For more than 30 years I practiced medicine as a general practice physician. During this time, I met with and cared for patients of all ages and genders, and came across illnesses from the common cold to those for which my training was not sufficient; and in which case I would refer those individuals to an appropriate specialist who was better equipped to handle these complex medical issues. Caring for patients is at the core of any physician’s work and it comes in all manners of involvement. I not only thought of myself as a medical practitioner, but also a caregiver. But it was a professional designation and not until recently did it become more personal in nature.
In her early-40s my daughter received a diagnosis that would change not only her life, but the lives of her entire family. Before we received the diagnosis, I had noticed certain changes in her personal behavior and physical abilities that were out of the norm from how she typically behaved. As a career lawyer, she had a great command of language and spoke with authority and confidence. But that all changed and I began to notice that her mood was flat and her ability to make spontaneous conversation was limited. Our prior two-way conversations where we shared ideas and opinions, were now clearly and mostly one-way with me doing most of the talking and my daughter only responding in shorter sentences. She wasn’t smiling very much and rarely initiating conversation. She had always been a vibrant and physically active woman and her strong gait was a shadow of what it had been before the onset of these changes. Her stride was replaced by a slower, shuffling gait and she also was exhibiting a fine tremor in her hands. I was not the only one in the family noticing her changes. Her husband and her two siblings were also observing them and wondering what was happening to their wife and sister.
When my daughter’s symptoms first started, she had recently given birth and her husband and I initially wondered if this might be some type of postpartum abnormality, perhaps depression or sleep deprivation with a young baby. It was wishful thinking on our part, given the particular family history. My daughter’s father and grandfather both had been diagnosed with adult-onset leukoencephalopathy with axonal spheroids or ALSP in the past. Both men were older when their symptoms began in their lives but they exhibited similar physical and cognitive characteristics. My daughter was younger and we came to understand that ALSP impacts most women at a younger age. My medical training had given me some insight into what I thought was taking place as some type of dementia or neurological impairment, but because there is so little information about this disease it was difficult to receive any accurate, medical acknowledgement of ALSP. It was then that I began to dig into the available scientific papers and other patient resources to learn about the condition and anyone who might help our family. And one great resource emerged that has become incredibly valuable to me on this journey.
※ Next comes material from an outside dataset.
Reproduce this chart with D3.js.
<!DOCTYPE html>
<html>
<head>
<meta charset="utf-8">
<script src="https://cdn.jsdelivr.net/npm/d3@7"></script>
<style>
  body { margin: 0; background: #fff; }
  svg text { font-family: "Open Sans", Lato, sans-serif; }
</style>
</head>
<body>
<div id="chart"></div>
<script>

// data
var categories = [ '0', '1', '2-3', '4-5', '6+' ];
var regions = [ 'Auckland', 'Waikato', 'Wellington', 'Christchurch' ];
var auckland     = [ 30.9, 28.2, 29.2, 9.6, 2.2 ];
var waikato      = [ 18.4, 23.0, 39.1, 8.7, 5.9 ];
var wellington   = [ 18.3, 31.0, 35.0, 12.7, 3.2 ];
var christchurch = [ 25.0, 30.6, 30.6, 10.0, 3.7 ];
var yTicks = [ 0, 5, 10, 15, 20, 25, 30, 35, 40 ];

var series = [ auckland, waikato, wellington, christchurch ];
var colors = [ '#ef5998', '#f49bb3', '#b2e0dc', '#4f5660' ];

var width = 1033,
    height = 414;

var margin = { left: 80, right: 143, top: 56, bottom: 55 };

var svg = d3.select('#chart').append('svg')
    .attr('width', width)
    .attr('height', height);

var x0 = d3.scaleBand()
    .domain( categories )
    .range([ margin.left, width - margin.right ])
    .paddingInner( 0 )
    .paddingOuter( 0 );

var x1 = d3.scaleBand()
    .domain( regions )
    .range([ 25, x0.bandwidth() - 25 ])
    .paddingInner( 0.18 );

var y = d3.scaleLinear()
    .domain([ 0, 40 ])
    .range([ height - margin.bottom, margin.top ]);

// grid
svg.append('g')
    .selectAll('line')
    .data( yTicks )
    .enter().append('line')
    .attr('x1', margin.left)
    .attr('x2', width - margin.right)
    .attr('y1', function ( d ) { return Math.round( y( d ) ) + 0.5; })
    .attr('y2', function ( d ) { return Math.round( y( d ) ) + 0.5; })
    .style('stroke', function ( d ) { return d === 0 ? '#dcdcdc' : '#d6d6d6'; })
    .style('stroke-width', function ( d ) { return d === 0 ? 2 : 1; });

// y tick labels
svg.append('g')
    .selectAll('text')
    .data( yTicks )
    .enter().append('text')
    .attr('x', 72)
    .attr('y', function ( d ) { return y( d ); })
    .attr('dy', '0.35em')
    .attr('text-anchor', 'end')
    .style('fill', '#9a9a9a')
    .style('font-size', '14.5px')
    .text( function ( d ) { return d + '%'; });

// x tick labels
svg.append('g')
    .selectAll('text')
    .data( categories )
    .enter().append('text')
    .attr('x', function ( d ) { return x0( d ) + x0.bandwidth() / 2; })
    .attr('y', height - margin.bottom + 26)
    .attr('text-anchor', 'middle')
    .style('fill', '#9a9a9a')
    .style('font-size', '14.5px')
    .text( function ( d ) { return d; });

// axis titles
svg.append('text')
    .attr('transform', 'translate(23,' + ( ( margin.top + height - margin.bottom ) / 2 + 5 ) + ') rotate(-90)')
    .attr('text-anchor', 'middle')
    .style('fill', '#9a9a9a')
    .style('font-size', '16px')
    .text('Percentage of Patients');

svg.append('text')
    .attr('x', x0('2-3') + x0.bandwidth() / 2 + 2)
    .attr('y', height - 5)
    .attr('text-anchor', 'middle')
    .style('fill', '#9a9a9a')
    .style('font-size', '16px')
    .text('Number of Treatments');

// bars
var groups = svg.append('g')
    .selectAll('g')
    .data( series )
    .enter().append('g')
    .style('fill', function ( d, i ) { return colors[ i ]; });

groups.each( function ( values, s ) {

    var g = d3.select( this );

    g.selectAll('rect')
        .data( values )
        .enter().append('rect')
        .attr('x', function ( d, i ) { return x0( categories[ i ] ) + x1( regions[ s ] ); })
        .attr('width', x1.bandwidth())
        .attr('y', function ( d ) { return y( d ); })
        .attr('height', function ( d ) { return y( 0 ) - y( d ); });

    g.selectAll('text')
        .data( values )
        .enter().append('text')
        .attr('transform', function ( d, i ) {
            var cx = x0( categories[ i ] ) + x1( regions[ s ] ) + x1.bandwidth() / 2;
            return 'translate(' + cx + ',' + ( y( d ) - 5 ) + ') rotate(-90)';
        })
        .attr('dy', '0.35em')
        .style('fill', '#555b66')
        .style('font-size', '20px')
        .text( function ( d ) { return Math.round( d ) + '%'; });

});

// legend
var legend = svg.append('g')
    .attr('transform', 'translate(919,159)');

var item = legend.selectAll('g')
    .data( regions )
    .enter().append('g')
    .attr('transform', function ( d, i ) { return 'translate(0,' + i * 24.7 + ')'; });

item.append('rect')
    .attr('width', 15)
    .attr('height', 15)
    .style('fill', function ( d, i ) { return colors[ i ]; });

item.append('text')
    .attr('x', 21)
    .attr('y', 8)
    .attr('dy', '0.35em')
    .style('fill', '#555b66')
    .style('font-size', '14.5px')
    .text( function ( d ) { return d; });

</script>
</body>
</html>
Given its classification as an ultrarare disease, it’s no surprise that there are few resources available to patients and family caregivers. I learned about Sisters’ Hope Foundation that was founded and led by Heidi Edwards who is also an ALSP caregiver and has an incredible ALSP story of her own. Through her experience with this condition and the challenges she faced years ago when supporting family members who were diagnosed, Heidi felt compelled to create a Foundation that was dedicated to her sisters Heather and Holly who succumbed to ALSP. It was her goal that the Foundation would also serve as a place for patients and families to share stories, information and experiences. One of the difficulties many of us experience who are trying to support family members impacted by ALSP is that we feel a sense of isolation in this effort to gather information and identify appropriate resources to help with patient care.
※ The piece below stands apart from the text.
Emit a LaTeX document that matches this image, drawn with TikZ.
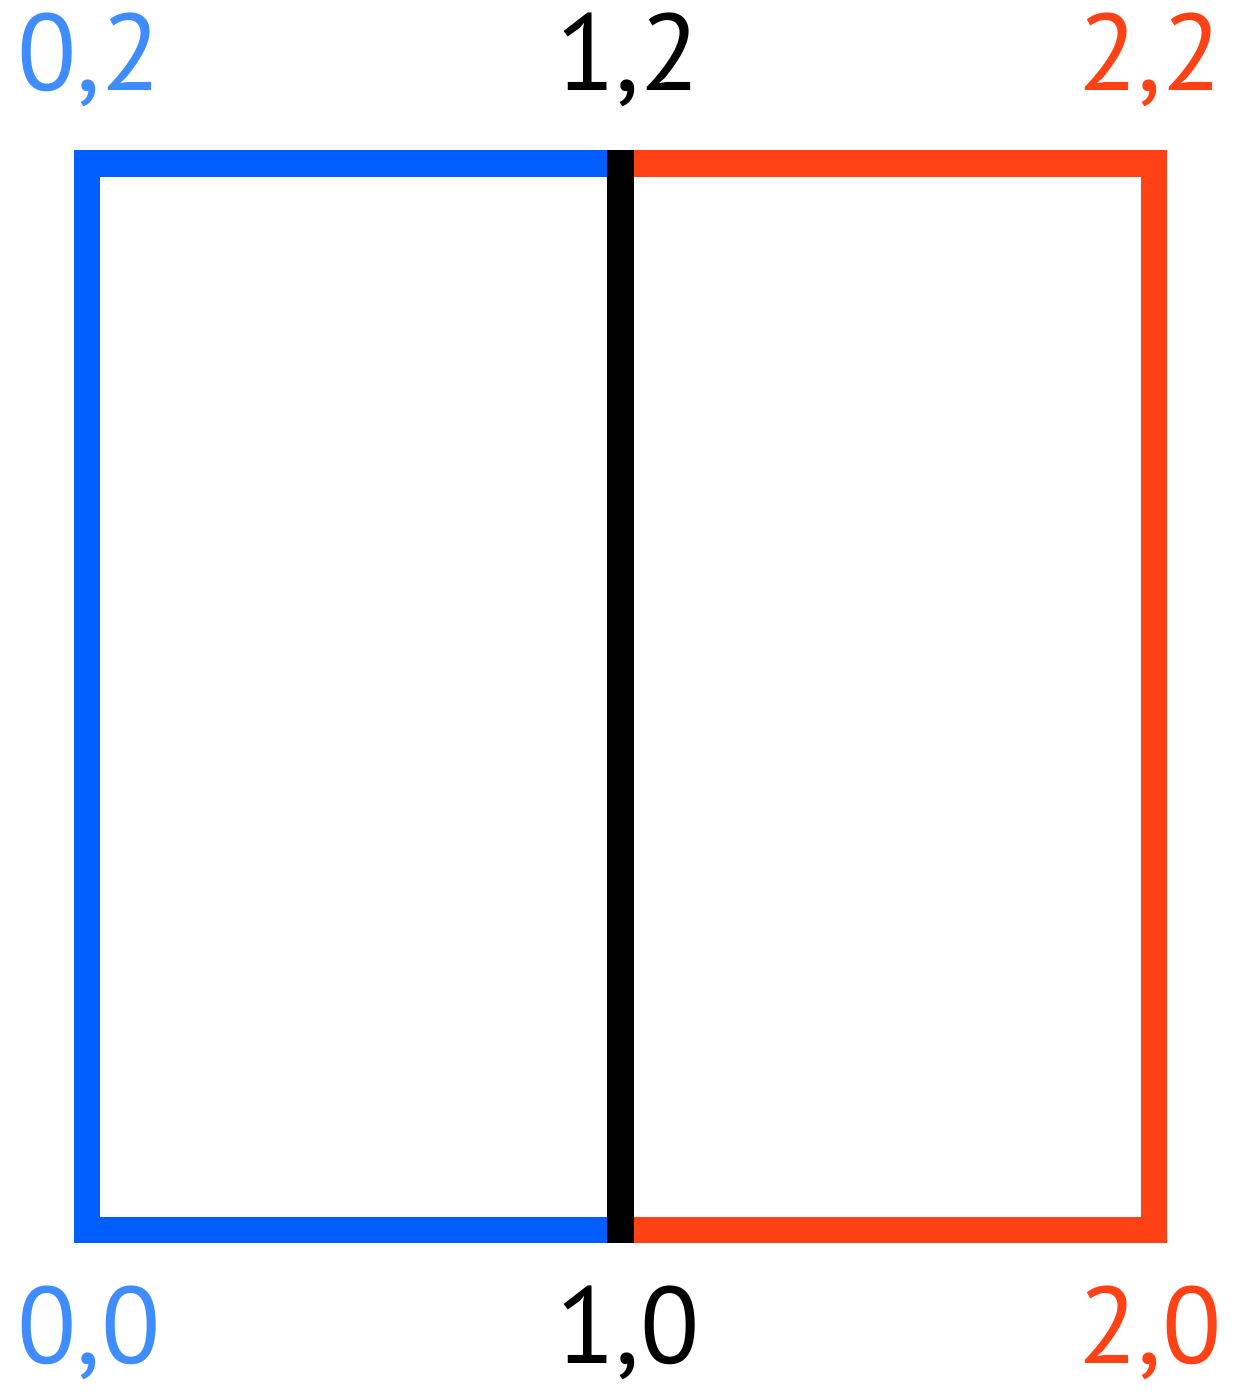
\documentclass[tikz,border=0pt]{standalone}
\usepackage{fontspec}
\setmainfont{PT Sans}
\usepackage{xcolor}
\usetikzlibrary{positioning,calc}
\definecolor{leftline}{HTML}{005EFF}
\definecolor{lefttext}{HTML}{3F8CFF}
\definecolor{rightline}{HTML}{FF4215}
\definecolor{righttext}{HTML}{FF4215}
\definecolor{ink}{HTML}{000000}

\begin{document}
\begin{tikzpicture}[
  every node/.style={font=\fontsize{31}{35}\selectfont},
  cornerlabel/.style={anchor=base, inner sep=0pt},
  edge/.style={line width=0.265cm, line join=miter},
  divider/.style={line width=0.265cm, line cap=rect, draw=ink}
]
\useasboundingbox (0,0) rectangle (12.49,13.94);

% --- corners of the two cells ---
\coordinate (c00) at (0.87,1.64);
\coordinate (c10) at (6.205,1.64);
\coordinate (c20) at (11.54,1.64);
\coordinate (c02) at (0.87,12.305);
\coordinate (c12) at (6.205,12.305);
\coordinate (c22) at (11.54,12.305);

% --- left cell (blue) ---
\draw[edge, draw=leftline] (c12) -- (c02) -- (c00) -- (c10);

% --- right cell (red) ---
\draw[edge, draw=rightline] (c12) -- (c22) -- (c20) -- (c10);

% --- shared edge ---
\draw[divider] (c10) -- (c12);

% --- labels ---
\node[cornerlabel, text=lefttext] (l02) at (0.89,13.03) {0,2};
\node[cornerlabel, text=ink] (l12) at (6.28,13.03) {1,2};
\node[cornerlabel, text=righttext] (l22) at (11.50,13.03) {2,2};
\node[cornerlabel, text=lefttext] (l00) at (0.89,0.30) {0,0};
\node[cornerlabel, text=ink] (l10) at (6.28,0.30) {1,0};
\node[cornerlabel, text=righttext] (l20) at (11.50,0.30) {2,0};

\end{tikzpicture}
\end{document}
Heidi was both generous and informative, and straight away introduced me to an individual working at a biopharmaceutical company in Boston, Vigil Neuroscience, that was involved in early-stage ALSP research. This person was the liaison between the company, patients and caregivers like myself. The result of this introduction was meeting one of the premier researchers in the ALSP, Dr. Zbigniew Wszolek, who is a neurologist and researcher at the Mayo Clinic in Florida. Dr. Wszolek and I spoke about his research, which included a natural history study in which he was currently involved as well as his work in stem cell transplant. Dr. Wszolek also shared a scientific paper that I found to be of great interest that detailed research around an existing therapeutic and its potential in treating ALSP. They say that information is king and after meeting these three extraordinary individuals I felt I had a better understanding of ALSP and how to better care for my daughter.
In a very short time I had gone from feeling very much alone in my quest to help my daughter to a place of hope and knowing that there are others who share in my commitment to understanding ALSP so we can help family members who live with this unspeakable diagnosis.
My daughter continues the struggle with ALSP as the disease progresses. Amidst the struggles there are also lessons. Through research, I continue to learn more about ALSP and through education and awareness, can better manage the questions and stresses of caregiving. As patient and caregiver resources become more plentiful and information is shared, there is great benefit. There is also HOPE.